I’ve long felt there’s something special about Bowery Ballroom itself: up close, the outside is fairly nondescript — you have to squint at the thin green signs to be sure you’re in the right place. The most solid clue is the group people lined against the postered wall. After passing the bouncer, you go down a set of stairs and enter a sort of sub-floor: bathrooms, coatroom, a bar, and a number of couches and table. To get to the actual ballroom, you climb another set of stairs. Something about this transition from outside to bar to ballroom gives you such a necessary breath. Wedged between the bar and ballroom, on a landing, there’s always a merch table that can’t accommodate more than two people at a time, something I find inexplicably charming.
But most importantly — especially as a woman, alone — it’s the only venue where I’ve ever felt fully, completely safe. No one’s too close; the strangers I’ve talked to were fellow fans who’d also ventured out alone; I make small talk with bartenders and merch table workers. I’m chronically early, and always end up near the very front of the stage (I’m 5’1” so that’s pretty important). No one jostles me away or steps in front.
And when I permanently moved to the city, about four or five months after that Langhorne Slim show, Bowery Ballroom became my place: if a band I liked played two NY concerts, I’d pick Bowery any time. Just from my Instagram, I can pin down a number of acts I’ve seen there: Camp Cope, Jeff Rosenstock, Better Oblivion Community Center, Frankie Cosmos, and Charly Bliss, to name a few. I’ve gone to a number of concerts alone — sorry, mom — but at Bowery I’m always comfortable, I always get a great view, and I never feel concerned with anything but the music .
I’ve seen so many concerts that they start to blend together, but there’s one standout moment that I always return to.
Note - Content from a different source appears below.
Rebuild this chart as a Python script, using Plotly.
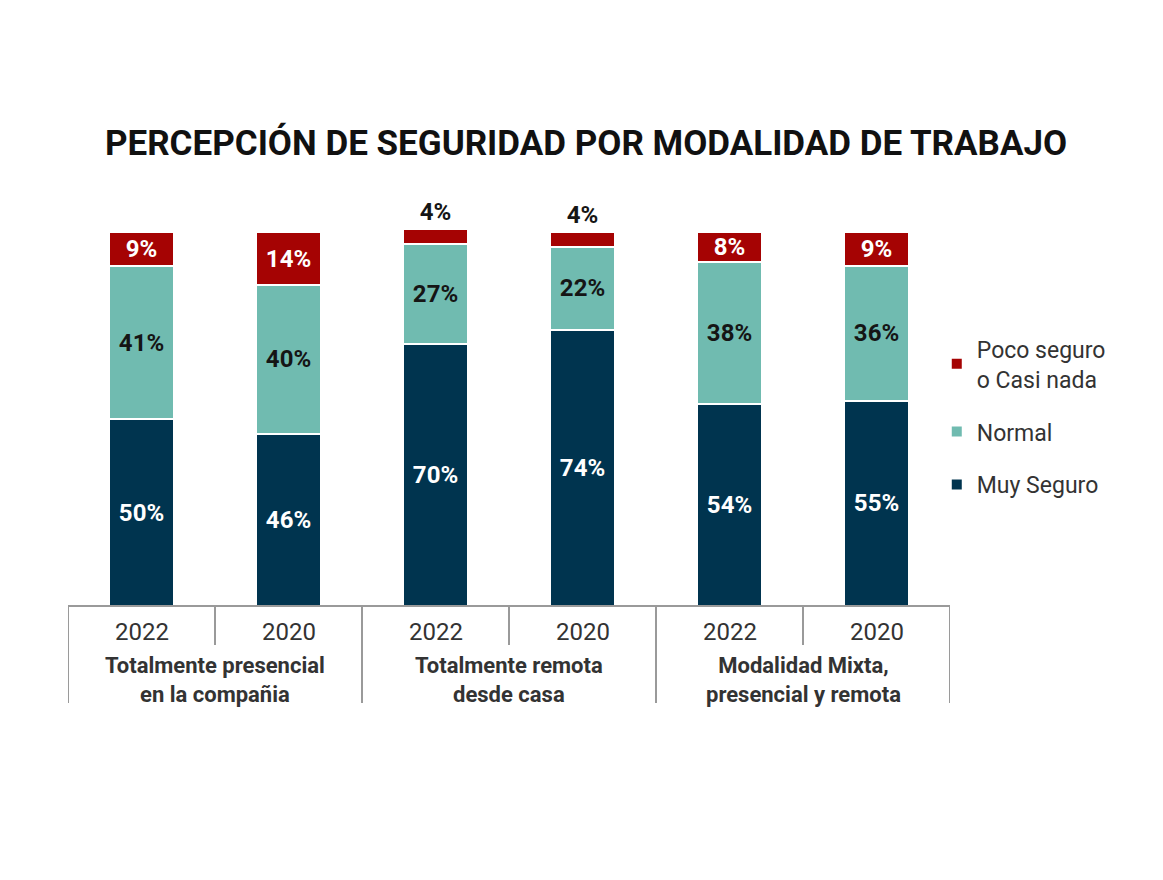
import plotly.graph_objects as go

# datos
grupos = ['Totalmente presencial<br>en la compañia',
          'Totalmente remota<br>desde casa',
          'Modalidad Mixta,<br>presencial y remota']
anios = ['2022', '2020']
muy_seguro = [50, 46, 70, 74, 54, 55]
normal = [41, 40, 27, 22, 38, 36]
poco_seguro = [9, 14, 4, 4, 8, 9]

c_rojo = '#a50303'
c_verde = '#70bbb0'
c_azul = '#00344f'
c_linea = '#9a9a9a'
fuente = 'Roboto'

x = list(range(len(muy_seguro)))


def etiquetas(vals):
    return [f'{v}%' for v in vals]


fig = go.Figure()
fig.add_trace(go.Bar(
    x=x, y=muy_seguro, name='Muy Seguro',
    marker=dict(color=c_azul, line=dict(color='white', width=2)),
    text=etiquetas(muy_seguro), textposition='inside', insidetextanchor='middle',
    insidetextfont=dict(color='white', size=24, family=fuente, weight='bold'),
    legendgroup='a', legendrank=3, width=0.44,
))
fig.add_trace(go.Bar(
    x=x, y=normal, name='Normal',
    marker=dict(color=c_verde, line=dict(color='white', width=2)),
    text=etiquetas(normal), textposition='inside', insidetextanchor='middle',
    insidetextfont=dict(color='#151515', size=24, family=fuente, weight='bold'),
    legendgroup='b', legendrank=2, width=0.44,
))
# los 4% van por fuera de la barra
pos_rojo = ['outside' if v < 6 else 'inside' for v in poco_seguro]
fig.add_trace(go.Bar(
    x=x, y=poco_seguro, name='Poco seguro<br>o Casi nada',
    marker=dict(color=c_rojo, line=dict(color='white', width=2)),
    text=etiquetas(poco_seguro), textposition=pos_rojo, insidetextanchor='middle',
    insidetextfont=dict(color='white', size=24, family=fuente, weight='bold'),
    outsidetextfont=dict(color='#151515', size=24, family=fuente, weight='bold'),
    cliponaxis=False, legendgroup='c', legendrank=1, width=0.44,
))

# eje inferior agrupado, dibujado a mano
shapes = [dict(type='line', xref='x', yref='paper', x0=-0.5, x1=len(x) - 0.5,
               y0=0, y1=0, line=dict(color=c_linea, width=2))]
annotations = []
for g, nombre in enumerate(grupos):
    izq = g * 2 - 0.5
    shapes.append(dict(type='line', xref='x', yref='paper', x0=izq, x1=izq,
                       y0=0, y1=-0.236, line=dict(color=c_linea, width=2)))
    shapes.append(dict(type='line', xref='x', yref='paper', x0=izq + 1, x1=izq + 1,
                       y0=0, y1=-0.095, line=dict(color=c_linea, width=2)))
    for k, a in enumerate(anios):
        annotations.append(dict(x=g * 2 + k, y=-0.063, xref='x', yref='paper',
                                text=a, showarrow=False, yanchor='middle',
                                font=dict(size=24, color='#333333', family=fuente)))
    annotations.append(dict(x=g * 2 + 0.5, y=-0.181, xref='x', yref='paper',
                            text=nombre, showarrow=False, yanchor='middle',
                            font=dict(size=22, color='#333333', family=fuente, weight='bold')))
shapes.append(dict(type='line', xref='x', yref='paper', x0=len(x) - 0.5, x1=len(x) - 0.5,
                   y0=0, y1=-0.236, line=dict(color=c_linea, width=2)))

fig.update_layout(
    width=1163, height=880,
    barmode='stack',
    paper_bgcolor='white', plot_bgcolor='white',
    margin=dict(l=60, r=221, t=187, b=282),
    title=dict(text='PERCEPCIÓN DE SEGURIDAD POR MODALIDAD DE TRABAJO',
               x=0.497, xanchor='center', y=1 - 135 / 880, yanchor='middle',
               font=dict(family=fuente, size=35, color='#111111', weight='bold')),
    xaxis=dict(range=[-0.5, len(x) - 0.5], showticklabels=False, showgrid=False,
               zeroline=False, showline=False, fixedrange=True),
    yaxis=dict(range=[0, 110], visible=False, fixedrange=True),
    legend=dict(x=0.985, xanchor='left', y=0.678, yanchor='top', traceorder='grouped',
                font=dict(size=23, color='#333333', family=fuente),
                tracegroupgap=20, bgcolor='rgba(0,0,0,0)'),
    uniformtext=dict(minsize=24, mode='show'),
    shapes=shapes, annotations=annotations,
    showlegend=True,
)

fig.write_html('out.html')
At the very end of that Langhorne Slim show, my first solo concert, lead singer Sean Scolnick came into the audience. He was singing “Past Lives” which hinges on the lyrics “Do you believe in past lives? /Haven’t I met you before?” and ends with a declarative, belted “I ain’t dead anymore.” But for the show, he extended the song, repeating “I ain’t dead anymore” over and over, passing the mic to audience members so they could sing the line, building and building each time.
It was utterly electric: raw and connective. That memory and Bowery Ballroom are cemented together, for me, inextricably.